Я практически не пишу на готовую мелодию, на так называемую «рыбу», — не потому, что не умею, а потому, что не люблю. А здесь я и вовсе не ощущал в припеве необходимости, смысла. Все же попробовал: «Наш путь далек, в морях пролег». Не получалось, потому что стихотворению это было не нужно.
Я сказал об этом Островскому:
— Пусть будет просто музыкальный припев без слов.
Он неожиданно легко согласился.
Недели через две он позвонил мне и сообщил время радиопередачи.

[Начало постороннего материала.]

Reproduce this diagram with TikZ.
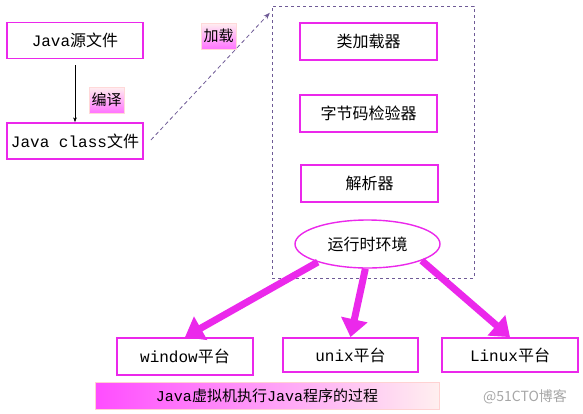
\documentclass[tikz,border=0pt]{standalone}
\usepackage{fontspec}
\newfontfamily\cjk{Noto Sans CJK SC}
\newfontfamily\mono{Liberation Mono}
\usetikzlibrary{arrows.meta,shapes.geometric}
\definecolor{pinkline}{RGB}{235,40,235}
\definecolor{dashline}{RGB}{110,90,150}
\newcommand{\zh}[1]{{\cjk #1}}
\newcommand{\la}[1]{{\mono #1}}
\begin{document}
\begin{tikzpicture}[
        x=1pt, y=-1pt,
        >=Stealth,
        every node/.style={font=\fontsize{16pt}{18pt}\selectfont},
        box/.style={draw=pinkline, line width=1.8pt, fill=white, minimum width=136pt, minimum height=36pt, inner sep=0pt},
        tag/.style={draw=pink!60, top color=pink!25, bottom color=magenta!55, minimum width=35pt, minimum height=26pt, inner sep=0pt, font=\fontsize{15pt}{17pt}\selectfont},
        flow/.style={draw=pinkline, line width=7pt, -{Triangle[length=18pt,width=26pt]}}
    ]
        \useasboundingbox (0,0) rectangle (583,413);

        % left column
        \node[box] (src) at (75,40.5) {\la{Java}\zh{源文件}};
        \node[box] (cls) at (75,141) {\la{Java class}\zh{文件}};
        \node[tag] (compile) at (106.5,100) {\zh{编译}};
        \node[tag] (load) at (218.5,36) {\zh{加载}};

        % virtual machine
        \node[draw=dashline, dashed, minimum width=202pt, minimum height=272pt] (jvm) at (373,142) {};
        \node[box, minimum width=137pt, minimum height=37pt] (loader) at (368.5,41.5) {\zh{类加载器}};
        \node[box, minimum width=137pt, minimum height=37pt] (verifier) at (368.5,113.5) {\zh{字节码检验器}};
        \node[box, minimum width=137pt, minimum height=37pt] (parser) at (369.5,183.5) {\zh{解析器}};
        \node[ellipse, draw=pinkline, line width=1.4pt, fill=white, minimum width=145pt, minimum height=48pt, inner sep=0pt] (runtime) at (367.5,244) {\zh{运行时环境}};

        % platforms
        \node[box, minimum height=37pt] (win) at (185,356.5) {\la{window}\zh{平台}};
        \node[box, minimum width=135pt, minimum height=34pt] (unix) at (350.5,355) {\la{unix}\zh{平台}};
        \node[box, minimum height=34pt] (linux) at (510,355) {\la{Linux}\zh{平台}};

        \node[draw=pink!70, left color=magenta!70, right color=pink!25, minimum width=344pt, minimum height=27pt, inner sep=0pt, font=\fontsize{15pt}{17pt}\selectfont] (title) at (267,395.5) {\la{Java}\zh{虚拟机执行}\la{Java}\zh{程序的过程}};
        \node[text=gray!70, font=\fontsize{14pt}{16pt}\selectfont] (mark) at (525,397) {\zh{@51CTO博客}};

        \draw[->, thin] (src.south) ++(0,6) coordinate (a) (a) -- (cls.north);
        \draw[->, dashline, line width=0.8pt, dash pattern=on 4pt off 3pt] (cls.east) ++(7,-1) coordinate (b) (b) -- ([shift={(-2,7)}]jvm.north west);
        \draw[flow] (runtime.200) -- (win.north);
        \draw[flow] (runtime.-95) -- (unix.north);
        \draw[flow] (runtime.-17) -- (linux.north);
    \end{tikzpicture}
\end{document}
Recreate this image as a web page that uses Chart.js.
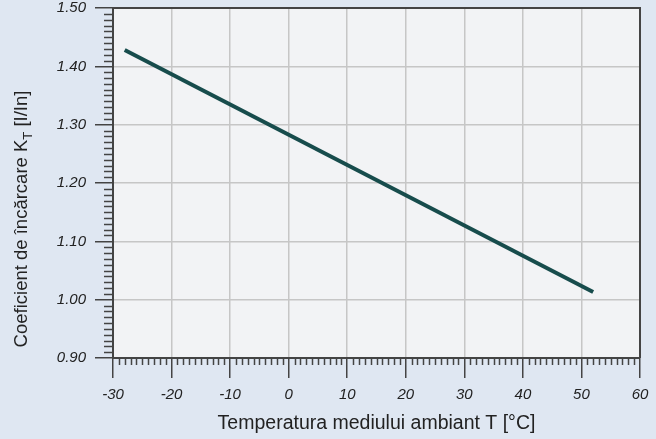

Вступление, запев, знакомые мне, и вдруг я услыхал с подлинным ужасом:
Вода, вода,
Кругом вода…
Я возмутился, воспротивился, потребовал изъять запись.
— Хорошо, — пообещал он. — Если вам не нравится. Это ваше право.
Но через два дня я снова услышал по радио песню вместе с «водой».
— Не волнуйтесь! — уговаривал меня Островский. — Уже ничего нельзя сделать. Песня пошла пулей!
А вскоре уже радостно говорил мне:
— Вышла на гибкой пластинке. Сегодня на улице Горького продавали с лотка, я видел. Как воблу разбирают!
Я потом всегда говорил при случае:
— Стихи мои, музыка и вода — Аркадия Островского.